"The Arch Traitor"

Jefferson Davis at the Capitol

During the Jim Crow era, the state of Mississippi chose CSA president Jefferson Davis as one of two Mississippians to be honored in Statuary Hall at the United States Capitol. The statue was sculpted by Augustus Lukeman (who had briefly been contracted to work on Stone Mountain) and finished in 1931.

The campaign to place a Davis statue in the Capitol did not go unremarked by Black journalists. In a 1914 article, the Appeal (St. Paul, MN) roundly condemned the effort. The unsigned opinion piece highlighted Davis’s role in the perpetuation of racial injustice. Davis, the article stated, was “the arch traitor who tried to disrupt the Union in order that human slavery should be preserved and extended.”[1] The article criticized the state which had submitted Davis—“the more or less grand old Commonwealth of Mississippi”—for disenfranchising Black Americans and “contribut[ing] to the world the greatest number of lynchings which have taken place in any state in the Union.”[2]

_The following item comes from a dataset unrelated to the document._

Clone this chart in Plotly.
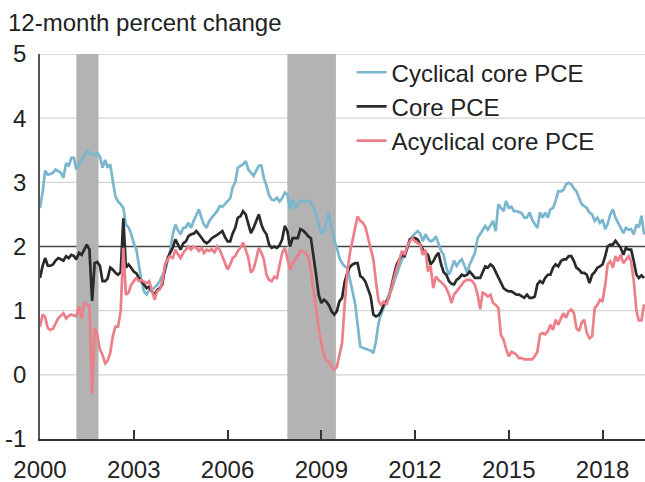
import pandas as pd
import plotly.graph_objects as go

# Monthly data, Jan 2000 - May 2019 (12-month percent change)
start_month = "2000-01-01"

cyclical = [
    2.60, 2.85, 3.18, 3.12, 3.13, 3.15, 3.20, 3.18, 3.15, 3.07, 3.30, 3.25,  # 2000
    3.38, 3.38, 3.20, 3.28, 3.35, 3.42, 3.49, 3.46, 3.44, 3.42, 3.46, 3.40,  # 2001
    3.23, 3.35, 3.23, 3.28, 3.02, 2.78, 2.70, 2.66, 2.60, 2.34, 2.30, 2.20,  # 2002
    2.05, 1.95, 1.72, 1.46, 1.30, 1.25, 1.33, 1.33, 1.36, 1.40, 1.46, 1.55,  # 2003
    1.61, 1.80, 1.93, 2.19, 2.34, 2.25, 2.19, 2.29, 2.30, 2.37, 2.29, 2.40,  # 2004
    2.50, 2.58, 2.45, 2.34, 2.29, 2.40, 2.45, 2.50, 2.55, 2.63, 2.62, 2.66,  # 2005
    2.71, 2.75, 2.92, 3.00, 3.23, 3.25, 3.28, 3.33, 3.20, 3.15, 3.10, 3.18,  # 2006
    3.26, 3.26, 3.07, 2.95, 2.80, 2.73, 2.72, 2.76, 2.70, 2.75, 2.84, 2.81,  # 2007
    2.58, 2.73, 2.60, 2.65, 2.71, 2.71, 2.70, 2.71, 2.70, 2.60, 2.50, 2.34,  # 2008
    2.21, 2.24, 2.37, 2.53, 2.29, 2.10, 1.98, 1.82, 1.74, 1.69, 1.67, 1.46,  # 2009
    1.30, 1.10, 0.80, 0.44, 0.42, 0.40, 0.39, 0.38, 0.34, 0.52, 0.81, 0.95,  # 2010
    1.04, 1.15, 1.25, 1.32, 1.45, 1.56, 1.68, 1.80, 1.85, 1.98, 2.08, 2.16,  # 2011
    2.20, 2.24, 2.20, 2.08, 2.19, 2.12, 2.08, 2.10, 2.16, 2.05, 1.93, 1.87,  # 2012
    1.67, 1.56, 1.65, 1.78, 1.70, 1.76, 1.80, 1.70, 1.59, 1.72, 1.80, 1.90,  # 2013
    2.13, 2.19, 2.24, 2.32, 2.26, 2.34, 2.40, 2.24, 2.66, 2.60, 2.55, 2.71,  # 2014
    2.60, 2.62, 2.55, 2.55, 2.53, 2.52, 2.45, 2.45, 2.53, 2.42, 2.35, 2.29,  # 2015
    2.53, 2.45, 2.53, 2.45, 2.58, 2.60, 2.71, 2.86, 2.86, 2.88, 2.97, 2.99,  # 2016
    2.97, 2.90, 2.86, 2.75, 2.66, 2.63, 2.60, 2.53, 2.50, 2.40, 2.45, 2.37,  # 2017
    2.42, 2.27, 2.35, 2.50, 2.58, 2.45, 2.38, 2.29, 2.21, 2.29, 2.26, 2.27,  # 2018
    2.19, 2.34, 2.30, 2.48, 2.19,                                            # 2019
]

core = [
    1.51, 1.70, 1.82, 1.70, 1.70, 1.72, 1.78, 1.82, 1.80, 1.78, 1.85, 1.82,  # 2000
    1.87, 1.85, 1.80, 1.90, 1.87, 1.95, 2.03, 1.95, 1.15, 1.74, 1.76, 1.70,  # 2001
    1.46, 1.46, 1.50, 1.67, 1.64, 1.59, 1.56, 1.60, 2.44, 1.67, 1.72, 1.67,  # 2002
    1.61, 1.58, 1.51, 1.46, 1.40, 1.35, 1.38, 1.30, 1.25, 1.32, 1.35, 1.41,  # 2003
    1.67, 1.82, 1.90, 1.98, 2.11, 2.03, 1.95, 2.05, 2.08, 2.16, 2.19, 2.20,  # 2004
    2.24, 2.19, 2.13, 2.08, 2.05, 2.08, 2.13, 2.15, 2.18, 2.21, 2.24, 2.15,  # 2005
    2.08, 2.08, 2.20, 2.29, 2.45, 2.47, 2.55, 2.50, 2.35, 2.21, 2.29, 2.40,  # 2006
    2.50, 2.34, 2.25, 2.19, 2.03, 1.98, 2.00, 1.98, 2.02, 2.11, 2.32, 2.24,  # 2007
    2.00, 2.13, 2.13, 2.13, 2.27, 2.25, 2.21, 2.16, 2.13, 1.87, 1.56, 1.25,  # 2008
    1.12, 1.17, 1.14, 1.08, 0.99, 0.94, 0.99, 1.15, 1.20, 1.45, 1.59, 1.68,  # 2009
    1.72, 1.74, 1.74, 1.54, 1.51, 1.45, 1.35, 1.22, 0.94, 0.91, 0.93, 0.99,  # 2010
    1.10, 1.14, 1.20, 1.41, 1.56, 1.72, 1.80, 1.87, 1.85, 1.98, 2.11, 2.13,  # 2011
    2.13, 2.11, 2.03, 1.95, 1.90, 1.87, 1.72, 1.77, 1.85, 1.90, 1.72, 1.60,  # 2012
    1.56, 1.46, 1.42, 1.41, 1.48, 1.51, 1.56, 1.54, 1.56, 1.61, 1.56, 1.51,  # 2013
    1.51, 1.51, 1.60, 1.69, 1.67, 1.72, 1.69, 1.61, 1.51, 1.45, 1.35, 1.32,  # 2014
    1.30, 1.30, 1.28, 1.25, 1.25, 1.22, 1.20, 1.25, 1.20, 1.20, 1.22, 1.41,  # 2015
    1.46, 1.43, 1.51, 1.56, 1.56, 1.67, 1.72, 1.69, 1.77, 1.80, 1.80, 1.85,  # 2016
    1.85, 1.77, 1.67, 1.64, 1.59, 1.59, 1.56, 1.43, 1.56, 1.60, 1.67, 1.69,  # 2017
    1.72, 1.85, 2.00, 2.03, 2.03, 2.09, 2.03, 1.98, 1.87, 1.98, 1.95, 1.95,  # 2018
    1.77, 1.56, 1.51, 1.55, 1.51,                                            # 2019
]

acyclical = [
    0.75, 0.94, 0.90, 0.73, 0.70, 0.72, 0.80, 0.88, 0.92, 0.96, 0.88, 0.92,  # 2000
    0.94, 0.92, 0.91, 1.07, 0.88, 1.12, 1.10, 1.07, -0.31, 0.73, 0.62, 0.40,  # 2001
    0.31, 0.18, 0.22, 0.34, 0.60, 0.75, 0.75, 0.99, 1.98, 1.25, 1.28, 1.40,  # 2002
    1.46, 1.51, 1.46, 1.48, 1.45, 1.43, 1.46, 1.30, 1.17, 1.30, 1.33, 1.45,  # 2003
    1.72, 1.80, 1.85, 1.82, 1.95, 1.88, 1.82, 1.90, 1.95, 2.00, 1.95, 2.00,  # 2004
    1.98, 1.93, 1.98, 1.90, 1.95, 1.93, 1.96, 1.90, 2.00, 1.95, 1.85, 1.75,  # 2005
    1.64, 1.72, 1.82, 1.85, 1.93, 1.98, 2.06, 1.95, 1.82, 1.59, 1.65, 1.80,  # 2006
    1.98, 1.90, 1.80, 1.56, 1.48, 1.46, 1.53, 1.51, 1.72, 1.90, 1.98, 1.82,  # 2007
    1.64, 1.74, 1.79, 1.85, 1.93, 1.93, 1.90, 1.85, 1.61, 1.30, 1.05, 0.73,  # 2008
    0.50, 0.30, 0.22, 0.20, 0.13, 0.08, 0.12, 0.30, 0.50, 1.10, 1.60, 1.90,  # 2009
    2.10, 2.30, 2.47, 2.40, 2.37, 2.30, 2.15, 1.98, 1.80, 1.46, 1.15, 1.09,  # 2010
    1.14, 1.09, 1.20, 1.35, 1.51, 1.65, 1.77, 1.93, 1.87, 2.00, 2.08, 2.13,  # 2011
    2.08, 2.05, 2.03, 1.87, 1.95, 1.61, 1.70, 1.35, 1.53, 1.48, 1.45, 1.41,  # 2012
    1.35, 1.25, 1.12, 1.25, 1.30, 1.35, 1.41, 1.46, 1.48, 1.48, 1.46, 1.40,  # 2013
    1.25, 1.02, 1.28, 1.26, 1.22, 1.25, 1.12, 1.09, 1.04, 0.62, 0.55, 0.40,  # 2014
    0.29, 0.36, 0.34, 0.31, 0.26, 0.26, 0.24, 0.24, 0.23, 0.24, 0.29, 0.36,  # 2015
    0.63, 0.65, 0.63, 0.68, 0.78, 0.70, 0.86, 0.78, 0.88, 0.96, 0.89, 0.99,  # 2016
    1.02, 0.96, 0.73, 0.68, 0.81, 0.86, 0.65, 0.57, 0.60, 1.04, 1.09, 1.17,  # 2017
    1.15, 1.40, 1.72, 1.77, 1.67, 1.85, 1.77, 1.87, 1.74, 1.79, 1.85, 1.77,  # 2018
    1.46, 1.00, 0.85, 0.85, 1.10,                                            # 2019
]

recessions = [("2001-03-01", "2001-11-15"), ("2007-12-01", "2009-06-20")]
y_ticks = [-1, 0, 1, 2, 3, 4, 5]
y_tick_labels = ["-1", "0", "1", "2", "3", "4", "5"]
x_tick_years = [2000, 2003, 2006, 2009, 2012, 2015, 2018]

dates = pd.date_range(start_month, periods=len(core), freq="MS")

FONT = "Liberation Sans, Arial, sans-serif"
fig = go.Figure()
fig.add_trace(go.Scatter(x=dates, y=cyclical, mode="lines", name="Cyclical core PCE",
                         line=dict(color="#7ab6ce", width=2.7)))
fig.add_trace(go.Scatter(x=dates, y=core, mode="lines", name="Core PCE",
                         line=dict(color="#2a2a2a", width=2.7)))
fig.add_trace(go.Scatter(x=dates, y=acyclical, mode="lines", name="Acyclical core PCE",
                         line=dict(color="#ec7f89", width=2.7)))

shapes = []
for v in y_ticks:
    if v == -1:
        continue
    shapes.append(dict(type="line", xref="paper", yref="y", x0=0, x1=1, y0=v, y1=v,
                       layer="below",
                       line=dict(color="#444444" if v == 2 else "#d4d4d4",
                                 width=1.6 if v == 2 else 1.3)))
for a, b in recessions:
    shapes.append(dict(type="rect", xref="x", yref="paper", x0=a, x1=b, y0=0, y1=1,
                       layer="below", fillcolor="#b3b3b3", line=dict(width=0)))

fig.update_layout(
    width=645, height=482,
    margin=dict(l=40, r=0, t=54, b=43, autoexpand=False),
    paper_bgcolor="white", plot_bgcolor="white",
    font=dict(family=FONT, size=24, color="#222222"),
    shapes=shapes,
    showlegend=True,
    legend=dict(x=0.515, y=1.010, xanchor="left", yanchor="top",
                bgcolor="rgba(0,0,0,0)", font=dict(size=24, color="#222222"),
                tracegroupgap=0, itemwidth=30),
    annotations=[dict(text="12-month percent change", xref="paper", yref="paper",
                      x=-0.056, y=1.083, xanchor="left", yanchor="middle",
                      showarrow=False, font=dict(size=24, color="#222222"))],
)
fig.update_xaxes(
    range=["2000-01-01", "2019-05-12"],
    tickvals=[pd.Timestamp(f"{y}-01-01") for y in x_tick_years],
    ticktext=[str(y) for y in x_tick_years],
    ticks="inside", ticklen=9, tickwidth=1.5, tickcolor="#333333",
    showline=True, linecolor="#333333", linewidth=1.6,
    showgrid=False, zeroline=False, ticklabelstandoff=8, automargin=False,
)
fig.update_yaxes(
    range=[-1, 5], tickvals=y_ticks, ticktext=y_tick_labels, ticks="",
    showline=True, linecolor="#555555", linewidth=1.6,
    showgrid=False, zeroline=False, ticklabelstandoff=7, automargin=False,
)

fig.write_html("out.html", config={"displayModeBar": False},
               post_script="document.body.style.margin='0';document.body.style.overflow='hidden';")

The article concluded with a stirring indictment linking contemporary anti-Black violence and discrimination to the heritage of the Confederacy:

What is to be the end of a Nation which permits its citizens to be murdered by mobs; accepts as Senators men who openly boast in the Senate Chamber of the murder of their fellows; a Nation which attempts to degrade some of its citizenry by discriminatory laws and allows the segregation as lepers of men and women who have won their places after severe test; and in spite of the prejudice against them? A statue of Jeff Davis in the Capitol at Washington! God preserve our Nation![3]

Mississippi’s Davis statue remains in Statuary Hall as of the time of this writing in 2024.

Justin Seward


Appeal. “Jeff Davis in the Capitol.” Appeal, April 11, 1914, 2.